GREENSBORO, N.C. – For the first time in over two years, Alexa Knierim and Chris Knierim won a short program.
The husband-and-wife duo skated lights out Thursday evening to open the senior portion of the 2020 U.S. Figure Skating Championships. They lead at the halfway mark of the pairs competition. This is the opening competition of the 2020 Team USA Champions Series, presented by Xfinity.
It marks a performance the Knierims had been waiting for since Jan. 4, 2018, when they last placed first in a short program at the 2018 national championships – which helped them earn their spot on the 2018 U.S. Olympic Team. They have been seeking that success ever since, often being plagued by one or more mistakes.
“I’m actually extremely emotional. I was excited after the program, then I was excited when I got my scores, but then I started to cry a little bit and now I feel like it’s coming up again and I want to cry,” Alexa told media in the mixed zone as she choked back tears.
“No one sees how much work we put in and the struggles we have on the day to day, so –,” Chris continued.
“It was such a dream that it was attainable to skate that way today, but it always seems like something gets in the way and I’ve just been waiting for this moment to happen because it’s been a little bit of time for Chris and I to have a skate that makes you feel alive, so I’m just so happy,” Alexa went on, this time with tears streaming down her face.
The Knierims, who had won the event in 2015 and 2018, are in a battle with three other past national champions for the 2020 crown.
They scored 77.06, more than four points higher than the top short program score at the 2019 nationals, while 2016 champions Tarah Kayne and Danny O’Shea trailed with a 70.35, followed by reigning champions Ashley Cain-Gribble and Timothy LeDuc’s 68.86.
2017 winners Haven Denney and Brandon Frazier, who this season medaled at both of their grand prix assignments – are sitting in sixth heading into Saturday’s free skate.
The Knierims’ performance – to the Etta James classic “At Last,” performed by Beyoncé – was almost headed in the direction of last year’s, which saw them place a career-low seventh in both segments, when Chris tripped in the beginning of the program.
“It was a little funny in the moment, I briefly thought, ‘Here we go again,’ because there’s always something that happens. And then it didn’t happen that way,” Alexa said. “That was kind of weird. He was playing footsy with me.”
Not letting it faze them, they successfully skated a clean program.

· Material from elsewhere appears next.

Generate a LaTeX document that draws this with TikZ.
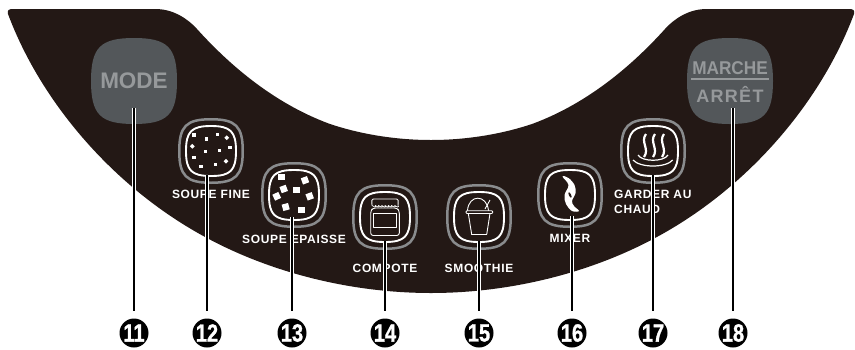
\documentclass[tikz,border=0pt]{standalone}
\usepackage{fontspec}
\usepackage{tikz}
\usetikzlibrary{positioning}
\setmainfont{Liberation Sans}
\newfontfamily\lblFont[LetterSpace=5.5]{Liberation Sans}
\newfontfamily\arretFont[LetterSpace=7]{Liberation Sans}
\newfontfamily\marFont[BoldFeatures={FakeStretch=0.93}]{Liberation Sans}
\newfontfamily\numFont[BoldFeatures={FakeStretch=0.8,FakeBold=1.2}]{Liberation Sans}
\definecolor{panelDark}{RGB}{35,24,21}
\definecolor{keyGray}{RGB}{83,87,90}
\definecolor{keyText}{RGB}{150,153,155}
\definecolor{ringGray}{RGB}{137,139,141}
\newcommand\sqLoop{(-1,0) .. controls (-1,-.78) and (-.78,-1) .. (0,-1)
  .. controls (.78,-1) and (1,-.78) .. (1,0)
  .. controls (1,.78) and (.78,1) .. (0,1)
  .. controls (-.78,1) and (-1,.78) .. (-1,0) -- cycle}
\tikzset{
  keyBig/.style  = {rectangle, minimum size=86pt, inner sep=0pt},
  ringBtn/.style = {rectangle, minimum size=66pt, inner sep=0pt, outer sep=0pt},
  lblTxt/.style  = {text=white, inner sep=0pt, text height=8.7pt, text depth=0pt,
                    font=\lblFont\bfseries\fontsize{12}{14}\selectfont},
  numBadge/.style = {circle, fill=black, text=white, minimum size=29pt, inner sep=0pt,
                     font=\numFont\bfseries\fontsize{25}{25}\selectfont},
  leader/.style  = {draw=white, line width=1.1pt, double=black, double distance=1.6pt, shorten >=7.5pt},
  iconLine/.style = {draw=white, line width=0.9pt, line join=round},
}
\begin{document}
\begin{tikzpicture}[x=1pt,y=-1pt]
  \useasboundingbox (0,0) rectangle (855,349);
  % panel
  \fill[panelDark] (8,14) .. controls (7,10) and (9,9) .. (13,9) -- (155,9)
    .. controls (172,9) and (186,17) .. (197,29)
    .. controls (225,60) and (270,102) .. (330,124)
    .. controls (360,134) and (395,140) .. (431,140)
    .. controls (467,140) and (502,134) .. (532,124)
    .. controls (592,102) and (637,60) .. (665,29)
    .. controls (676,17) and (690,9) .. (707,9) -- (849,9)
    .. controls (853,9) and (855,10) .. (854,14)
    .. controls (820,105) and (745,190) .. (655,238)
    .. controls (590,273) and (510,293) .. (431,293)
    .. controls (352,293) and (272,273) .. (207,238)
    .. controls (117,190) and (42,105) .. (8,14) -- cycle;
  % big keys
  \fill[keyGray,shift={(134,81)},scale=43] \sqLoop;
  \fill[keyGray,shift={(730,81)},scale=43] \sqLoop;
  \node[keyBig](bMode) at (134,81){};
  \node[keyBig](bPower) at (730,81){};
  \node[font=\bfseries\fontsize{22.5}{22.5}\selectfont,text=keyText,inner sep=0pt](tMode) at (bMode){MODE};
  \node[font=\marFont\bfseries\fontsize{18.5}{18.5}\selectfont,text=keyText,inner sep=0pt](tOn) at (730,68){MARCHE};
  \node[font=\arretFont\bfseries\fontsize{18}{18}\selectfont,text=keyText,inner sep=0pt](tOff) at (730,94.5){ARRÊT};
  \draw[keyText,line width=1.2pt] (691,79) -- (769,79);
  % small keys
  \foreach \nm/\cx/\cy in {Fine/211/151,Thick/294/195,Jam/385/217,Cup/479/217,Mix/570/195,Warm/653/151}{
    \node[ringBtn](r\nm) at (\cx,\cy){};
    \draw[ringGray,line width=2.5pt,shift={(\cx,\cy)},scale=31.75] \sqLoop;
    \draw[white,line width=1.9pt,shift={(\cx,\cy)},scale=25] \sqLoop;
  }
  \node[lblTxt,below=6pt of rFine]{SOUPE FINE};
  \node[lblTxt,below=7pt of rThick]{SOUPE EPAISSE};
  \node[lblTxt,below=14pt of rJam]{COMPOTE};
  \node[lblTxt,below=14pt of rCup]{SMOOTHIE};
  \node[lblTxt,below=6pt of rMix]{MIXER};
  \node[lblTxt,below right=6pt and -6pt of rWarm.south west](tWarm){GARDER AU};
  \node[lblTxt,below=5.3pt of tWarm.south west,anchor=north west]{CHAUD};
  % icons
  \foreach \x/\y/\r in {194/135/0,206.3/139/0,217.7/134.3/0,226.7/137.7/45,192.3/146.3/45,205.3/151.7/0,219.3/150.3/0,230/147.7/0,194/157.7/0,201/166.7/0,215.7/164.3/0,226/161.3/45}
    \fill[white,shift={(\x,\y)},rotate=\r] (-1.7,-1.7) rectangle (1.7,1.7);
  \foreach \x/\y/\r in {281.7/177/0,305/180.3/20,283.7/189/20,296.3/190/0,276.7/196.3/25,309.7/196.3/20,285.7/207/15,301.3/210/0}
    \fill[white,shift={(\x,\y)},rotate=\r] (-3.3,-3.3) rectangle (3.3,3.3);
  % jar
  \draw[iconLine,rounded corners=1.5pt] (372,205.5) -- (371.7,199) -- (398.3,199) -- (398,205.5);
  \draw[iconLine,line width=0.7pt] (372,205.5) \foreach \i in {0,...,7}{ .. controls ++(1,2) and ++(2,2) .. ++(3.25,0)};
  \draw[iconLine,rounded corners=2.5pt] (373,208) -- (370.7,211) -- (370.7,235.5) -- (399.3,235.5) -- (399.3,211) -- (397,208) -- cycle;
  \draw[iconLine] (373.3,213.5) rectangle (396.7,227.7);
  % cup
  \draw[iconLine,rounded corners=1pt] (466,210.7) rectangle (492.7,213.5);
  \draw[iconLine] (468.3,213.5) -- (471.7,234.5) -- (486.7,234.5) -- (490,213.5);
  \draw[iconLine] (467.5,210.7) .. controls (468.5,194) and (487,194) .. (488.5,210.7);
  \draw[iconLine] (485,209) -- (490,200);
  % blade
  \fill[white] plot[smooth cycle,tension=0.6] coordinates {(562.5,176.5) (568.5,178) (574.5,185) (575.5,193) (572,201) (574,206) (579,211) (572,211) (566,204) (564.5,195) (568.5,185)};
  \fill[panelDark,rotate around={25:(570,195)}] (570,195) ellipse (1.1 and 3);
  % steam
  \foreach \sx in {645,654,663}
    \draw[white,line width=2.2pt] (\sx+1,134) .. controls (\sx-5,142) and (\sx+5,149) .. (\sx-1,157);
  \draw[white,line width=1.2pt] (638,155) .. controls (642,162) and (664,162) .. (668,155);
  \draw[white,line width=1.2pt] (633,160) .. controls (640,168) and (666,168) .. (672.7,160);
  % badges and leaders
  \foreach \nm/\cx/\txt in {A/134/11,B/207/12,C/292/13,D/385/14,E/479/15,F/572/16,G/653/17,H/733/18}
    \node[numBadge](n\nm) at (\cx,333){\txt};
  \coordinate (tA) at (134,108);
  \coordinate (tB) at (207,175);
  \coordinate (tC) at (292,217);
  \coordinate (tD) at (385,241);
  \coordinate (tE) at (479,241);
  \coordinate (tF) at (572,216);
  \coordinate (tG) at (653,175);
  \coordinate (tH) at (733,108);
  \foreach \nm in {A,B,C,D,E,F,G,H}
    \draw[leader] (t\nm) -- (n\nm.north);
\end{tikzpicture}
\end{document}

Alexa told NBC Sports this fall, “We feel that many people probably have kind of written us off, because we’re an old married couple and we’re kind of labeled ‘can’t get it together.’”
She’s not entirely wrong: Alexa, 28, is the oldest woman in the field and Chris, 32, the oldest man.
With little expectation or outside pressure on their shoulders this year, the old married couple – who married in 2016 after becoming a skating team in 2012 – proved outsiders wrong.
Their performance was aided by the stability the past year has brought. After switching coaches and training locations multiple times since the Olympic Winter Games PyeongChang 2018 – and being without a permanent home for a year during their transitions – the Knierims have now been settled in Irvine, California, for nearly a year under the tutelage of another married couple in three-time Olympians Jenni Meno and Todd Sand.
“Now we have a routine, we have a schedule, we have regular students,” Alexa said. “We’re settled, which is very nice, considering last year we didn’t have a home.”
Rafael Arutunian is also part of their coaching team, which has made a world of a difference for their skills and their confidence.
“Raf is very blunt and honest, and I think that’s what’s so great about him for me,” Chris explained. “He’s been a huge help. We take his morning stroking classes a couple times a week with Michal Brezina, sometimes Nathan (Chen), Mariah (Bell). When we started it was eye-opening how far behind we were, it was a little embarrassing being in the class and being so terrible at everything. But now it’s played into our skating a little bit, and there’s a lot of exercises I do day to day and she does that’s helped our jumps. …
“He’s been honest with us when we started with him that this year he’s just going to see what happens and if the new technique takes over or if the old one comes back, but next year – don’t worry – he said we’ll be landing our jumps all the time.”
“I love him a lot,” Alexa added. “He’s been a great influence on me, he really believes in me. That’s I think where I got my confidence back. Todd and Jeni believe in us too, but you guys know Raf: He’s going to tell you if you’re horrible. Knowing that he believed in us is the only person I needed to hear it from besides myself, so I think that’s what’s helped me get my confidence on my jumps.”